EDINBURGH (Reuters) - The European Court of Justice has set a Nov. 27 date for a hearing to decide whether Britain’s parliament can unilaterally change its mind on Brexit, a legal source told Reuters, adding that the case is moving fast.
Scottish lawmakers opposed to Brexit filed a petition with Scotland’s Court of Session last year to show that Britain has a unilateral option of staying in the world’s biggest trading bloc, once the outcome of Brexit is known.
They argue that while there is no legal doubt that Britain could stop Brexit with the permission of the other 27 EU member states, it should seek to establish a legal right to do so unilaterally, whether the rest of the bloc likes it or not.

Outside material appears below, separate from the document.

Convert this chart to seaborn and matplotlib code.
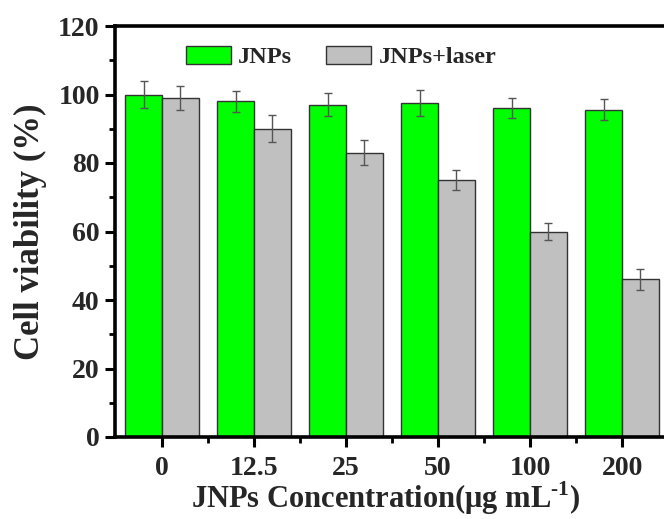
import numpy as np
import pandas as pd
import matplotlib
matplotlib.use("Agg")
import matplotlib.pyplot as plt
import seaborn as sns
from matplotlib.ticker import MultipleLocator, FixedLocator

# Cell viability data (mean and standard deviation)
concentrations = ["0", "12.5", "25", "50", "100", "200"]
groups = ["JNPs", "JNPs+laser"]
jnps_mean = [100.0, 98.0, 97.0, 97.4, 96.0, 95.6]
jnps_sd = [4.0, 3.0, 3.4, 3.8, 2.9, 3.0]
laser_mean = [99.0, 90.0, 83.0, 75.0, 60.0, 46.0]
laser_sd = [3.5, 4.0, 3.6, 3.0, 2.5, 3.0]
colors = ["#00FF00", "#C0C0C0"]

df = pd.DataFrame({
    "conc": concentrations * 2,
    "group": [groups[0]] * len(concentrations) + [groups[1]] * len(concentrations),
    "viability": jnps_mean + laser_mean,
})
sds = [jnps_sd, laser_sd]

sns.set_theme(style="ticks")
plt.rcParams["font.family"] = ["Liberation Serif", "DejaVu Serif"]
plt.rcParams["font.weight"] = "bold"
plt.rcParams["mathtext.fontset"] = "custom"
plt.rcParams["mathtext.rm"] = "Liberation Serif:bold"
plt.rcParams["mathtext.bf"] = "Liberation Serif:bold"

W, H = 664, 519
fig = plt.figure(figsize=(W / 100, H / 100), dpi=100)
ax = fig.add_axes([115 / W, 1 - 437 / H, (669 - 115) / W, (437 - 26) / H])

sns.barplot(data=df, x="conc", y="viability", hue="group", order=concentrations,
            hue_order=groups, palette=colors, width=0.8, errorbar=None,
            edgecolor="#333333", linewidth=1.0, saturation=1, ax=ax, legend=True)

# error bars centered on each drawn bar
for container, sd in zip(ax.containers, sds):
    xs = [p.get_x() + p.get_width() / 2 for p in container.patches]
    ys = [p.get_height() for p in container.patches]
    ax.errorbar(xs, ys, yerr=sd, fmt="none", ecolor="#555555", elinewidth=1.0,
                capsize=2.8, capthick=1.0, zorder=5)

ax.set_xlim(-0.51, 5.51)
ax.set_ylim(0, 120)
ax.yaxis.set_major_locator(MultipleLocator(20))
ax.yaxis.set_minor_locator(MultipleLocator(10))
ax.xaxis.set_minor_locator(FixedLocator(np.arange(0.5, 5.5, 1.0)))

for side in ["left", "bottom", "top"]:
    ax.spines[side].set_linewidth(2.6)
    ax.spines[side].set_color("black")
ax.spines["right"].set_visible(False)

ax.tick_params(axis="both", which="major", direction="out", length=7, width=2.2,
               labelsize=20, color="black", pad=4)
ax.tick_params(axis="both", which="minor", direction="out", length=4, width=2.0,
               color="black")
ax.tick_params(axis="x", which="major", pad=7)
for lab in ax.get_xticklabels() + ax.get_yticklabels():
    lab.set_fontweight("bold")

ax.set_xlabel(r"JNPs Concentration($\mathregular{\mu}$g mL$^{\text{-1}}$)",
              fontsize=22, fontweight="bold")
ax.xaxis.set_label_coords((386 - 115) / (669 - 115), -0.104)
ax.set_ylabel("Cell viability (%)", fontsize=25, fontweight="bold", labelpad=8)

handles, labels = ax.get_legend_handles_labels()
ax.legend(handles, labels, ncol=2, frameon=False, loc="upper left",
          bbox_to_anchor=(186 / W, 1 - 46 / H), bbox_transform=fig.transFigure,
          borderpad=0, borderaxespad=0, handlelength=1.85, handleheight=0.75,
          handletextpad=0.3, columnspacing=1.4,
          prop={"family": "Liberation Serif", "weight": "bold", "size": 17.5})

fig.savefig("out.png", dpi=100)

The news comes as Britain appears to be on the brink of an agreement with Brussels over its decision to leave the European Union, diplomatic sources said on Friday.
Because no country has ever left the EU before, the exact meaning of Article 50 of the Lisbon Treaty which regulates withdrawal from the EU is untested.
“We have our hearing on November 27 at 9am” the source said, speaking on condition of anonymity. “This shows the ECJ is moving at breakneck speed on this case.”
The ECJ, which rules on the meaning of EU law, hopes to make a decision on the case before Christmas, a source close to the case told Reuters on Thursday. No one at the ECJ was available to comment.